British political candidate (born 1989)

Steven Dominique Cheung (張敬龍; born 7 October 1989) is the first British-Hongkonger to receive the Air League Duke of Edinburgh flying bursary. He was the Liberal Democrat candidate for Walthamstow at the 2015 general election. He is the former Governor and Student Union President of City and Islington College, a British-Hongkonger broadcaster and London 2012 Young Mayor of the Olympic and Paralympic Village, taking the role of a Torch Bearer. He is now a pilot.

He was one of the youngest candidates who stood in the European Parliament elections on 4 June 2009.

==Background ==
Born on 7 October 1989, Cheung grew up in Fanling, New Territories, Hong Kong and immigrated with his parents to England when he was 11. His father is from Hong Kong and his mother is from the Philippines. His father works as a chef and his mother is a dinner lady. He speaks Mandarin, Cantonese, English and Tagalog. He studied at Highams Park School in Waltham Forest and then took a gap year to stand for the MEP seat.

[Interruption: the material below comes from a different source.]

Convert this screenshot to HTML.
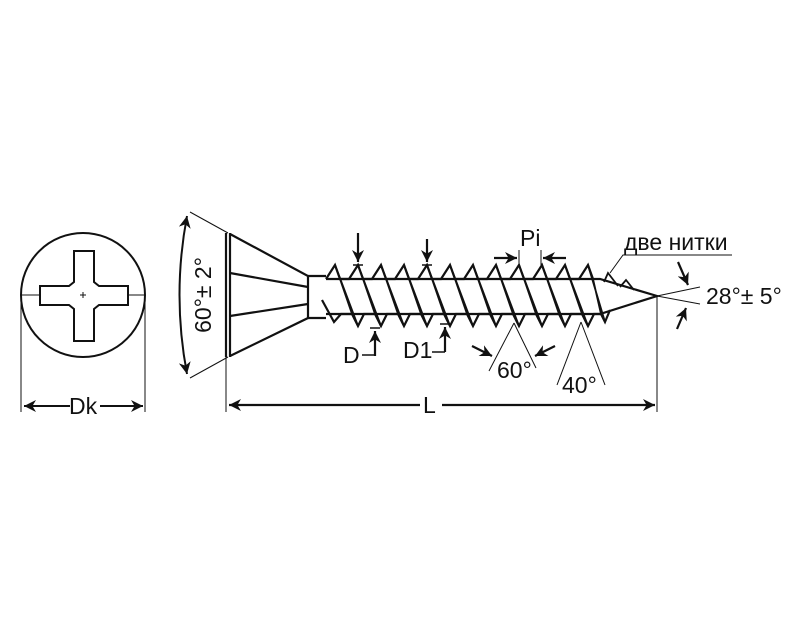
<!DOCTYPE html>
<html><head><meta charset="utf-8"><style>
html,body{margin:0;padding:0;background:#fff}
svg{display:block}
text{font-family:"Liberation Sans",sans-serif;fill:#111}
</style></head><body>
<svg width="800" height="622" viewBox="0 0 800 622" xmlns="http://www.w3.org/2000/svg">
<defs>
<marker id="a" viewBox="0 0 10 10" refX="10" refY="5" markerWidth="12" markerHeight="12" orient="auto-start-reverse" markerUnits="userSpaceOnUse"><path d="M0,0 L10,5 L0,10 L3,5 z" fill="#111"/></marker>
</defs>
<g stroke="#111" fill="none" stroke-width="2">
<circle cx="83" cy="295" r="62"/>
<path d="M74,251 H94 V282 L99,286 H128 V305 H99 L94,309 V341 H74 V309 L69,305 H40 V286 H69 L74,282 Z"/>
<path d="M21,295 H40 M128,295 H145" stroke-width="1"/>
<path d="M80,295 H86 M83,292 V298" stroke-width="1"/>
<path d="M21,300 V412 M145,300 V412" stroke-width="1"/>
<path d="M24,406 H70 M100,406 H143" stroke-width="2" marker-start="url(#a)" marker-end="url(#a)"/>
</g>
<text x="69" y="414" font-size="23">Dk</text>

<g stroke="#111" fill="none" stroke-width="2.2">
<path d="M226,233 V357 M230,233 V357"/>
<path d="M230,234 L308,276 V318 L230,356"/>
<path d="M230,273 L308,287 M230,316 L308,304"/>
<path d="M308,276 H326 M308,318 H326"/>
<path d="M326,279 H600 L657,296 L600,314 H326"/>
<g stroke-linejoin="miter">
<path d="M326,279 L335,265 L340,279 L349,279 L358,265 L363,279 L372,279 L381,265 L386,279 L395,279 L404,265 L409,279 L418,279 L427,265 L432,279 L441,279 L450,265 L455,279 L464,279 L473,265 L478,279 L487,279 L496,265 L501,279 L510,279 L519,265 L524,279 L533,279 L542,265 L547,279 L556,279 L565,265 L570,279 L579,279 L588,265 L593,279"/>
<path d="M322,300 L334,322 L341,314 L352,314 L358,326 L364,314 L375,314 L381,326 L387,314 L398,314 L404,326 L410,314 L421,314 L427,326 L433,314 L444,314 L450,326 L456,314 L467,314 L473,326 L479,314 L490,314 L496,326 L502,314 L513,314 L519,326 L525,314 L536,314 L542,326 L548,314 L559,314 L565,326 L571,314 L582,314 L588,326 L594,314 L601,314 L605,322 L610,310"/>
<path d="M335,265 L358,326 M340,279 L352,314 M358,265 L381,326 M363,279 L375,314 M381,265 L404,326 M386,279 L398,314 M404,265 L427,326 M409,279 L421,314 M427,265 L450,326 M432,279 L444,314 M450,265 L473,326 M455,279 L467,314 M473,265 L496,326 M478,279 L490,314 M496,265 L519,326 M501,279 L513,314 M519,265 L542,326 M524,279 L536,314 M542,265 L565,326 M547,279 L559,314 M565,265 L588,326 M570,279 L582,314 M588,265 L605,322 M593,279 L601,314" stroke-width="1.8"/>
<path d="M604,282 L608,273 L618,286 M620,287 L626,280 L634,290" stroke-width="1.8"/>
</g>
<path d="M190,212 L228,233 M228,357 L190,378" stroke-width="1"/>
<path d="M187,216 Q172,295 187,374" stroke-width="2" marker-start="url(#a)" marker-end="url(#a)"/>
<path d="M226,357 V412 M657,296 V412" stroke-width="1"/>
<path d="M229,405 H420 M442,405 H655" marker-start="url(#a)" marker-end="url(#a)"/>
<path d="M358,233 V262" marker-end="url(#a)"/>
<path d="M353,265 H363 M370,328 H380 M422,265 H432 M440,324 H450" stroke-width="1.4"/>
<path d="M375,356 V331" marker-end="url(#a)"/>
<path d="M362,355 H375" stroke-width="1.5"/>
<path d="M427,239 V262" marker-end="url(#a)"/>
<path d="M445,352 V327" marker-end="url(#a)"/>
<path d="M432,352 H445" stroke-width="1.5"/>
<path d="M519,250 V265 M541,250 V265" stroke-width="1"/>
<path d="M494,258 H517" marker-end="url(#a)"/>
<path d="M566,258 H543" marker-end="url(#a)"/>
<path d="M514,323 L489,371 M514,323 L536,368" stroke-width="1"/>
<path d="M472,346 L492,356" marker-end="url(#a)"/>
<path d="M555,346 L535,356" marker-end="url(#a)"/>
<path d="M581,322 L557,385 M581,322 L605,385" stroke-width="1"/>
<path d="M657,296 L700,287 M657,296 L700,304" stroke-width="1"/>
<path d="M678,262 L688,285" marker-end="url(#a)"/>
<path d="M677,329 L686,308" marker-end="url(#a)"/>
<path d="M610,273 L623,255 H732" stroke-width="1"/>
</g>
<text transform="translate(211,295) rotate(-90)" font-size="23" text-anchor="middle">60°± 2°</text>
<text x="423" y="413" font-size="23">L</text>
<text x="343" y="363" font-size="23">D</text>
<text x="403" y="358" font-size="23">D1</text>
<text x="520" y="246" font-size="23">Pi</text>
<text x="497" y="378" font-size="23">60°</text>
<text x="562" y="393" font-size="23">40°</text>
<text x="706" y="304" font-size="23">28°± 5°</text>
<text x="624" y="250" font-size="23">две нитки</text>
</svg>
</body></html>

==Public offices and awards ==

Cheung is a winner of the Diana Memorial Award in 2009 and was elected the Olympic Ambassador for Waltham Forest. Cheung is part of Envision's Graduate panel, and a Young Advisor for the Ministry of Justice and Waltham Forest Council. He is a member of the Royal Institution and a member of the British Chinese Project, which aims to involve young British Chinese in the country's politics. Cheung is also a DJ on Spectrum Radio in London.

In May 2012, he was asked by British Consulate-General Hong Kong to become GREAT Britain and Northern Ireland campaign ambassador to promote the United Kingdom abroad.

==Broadcasting career==
Cheung joined Spectrum Radio in September 2008 and has been co-hosting the Cantonese programme on Spectrum Chinese Programme for two years. Cheung started presenting the Saturday programme and then evolved into presenting the Spectrum English Programme from 8 pm to 9 pm since February 2011. Topics discussed are usually concerning issues related to the Chinese community and Chinese culture. Cheung is known to be witty, is very enthusiastic about current affairs and has a broad range of general knowledge. Cheung is also a regular contributor on Spectrum Radio Cantonese Programme with DJ Alice.

==Political activities==
Cheung's campaign in the 2009 European Parliament election focused on peace and attempted "to use his youth to persuade young people to vote for him". He ran the election as an independent and promised "an open and fresh approach to politics". He hoped to "reinvigorate the public mood and capture the disengaged" when the "European Elections have traditionally been associated with a low-turn out". Christine Lee financially supported Cheung's campaign. There were eight seats in his constituency, London. Cheung came second out of all the independent candidates and surpassed two political parties in votes.

He also ran for Westminster City Council in 2014 in the St James's ward as a Liberal Democrat, but was not elected.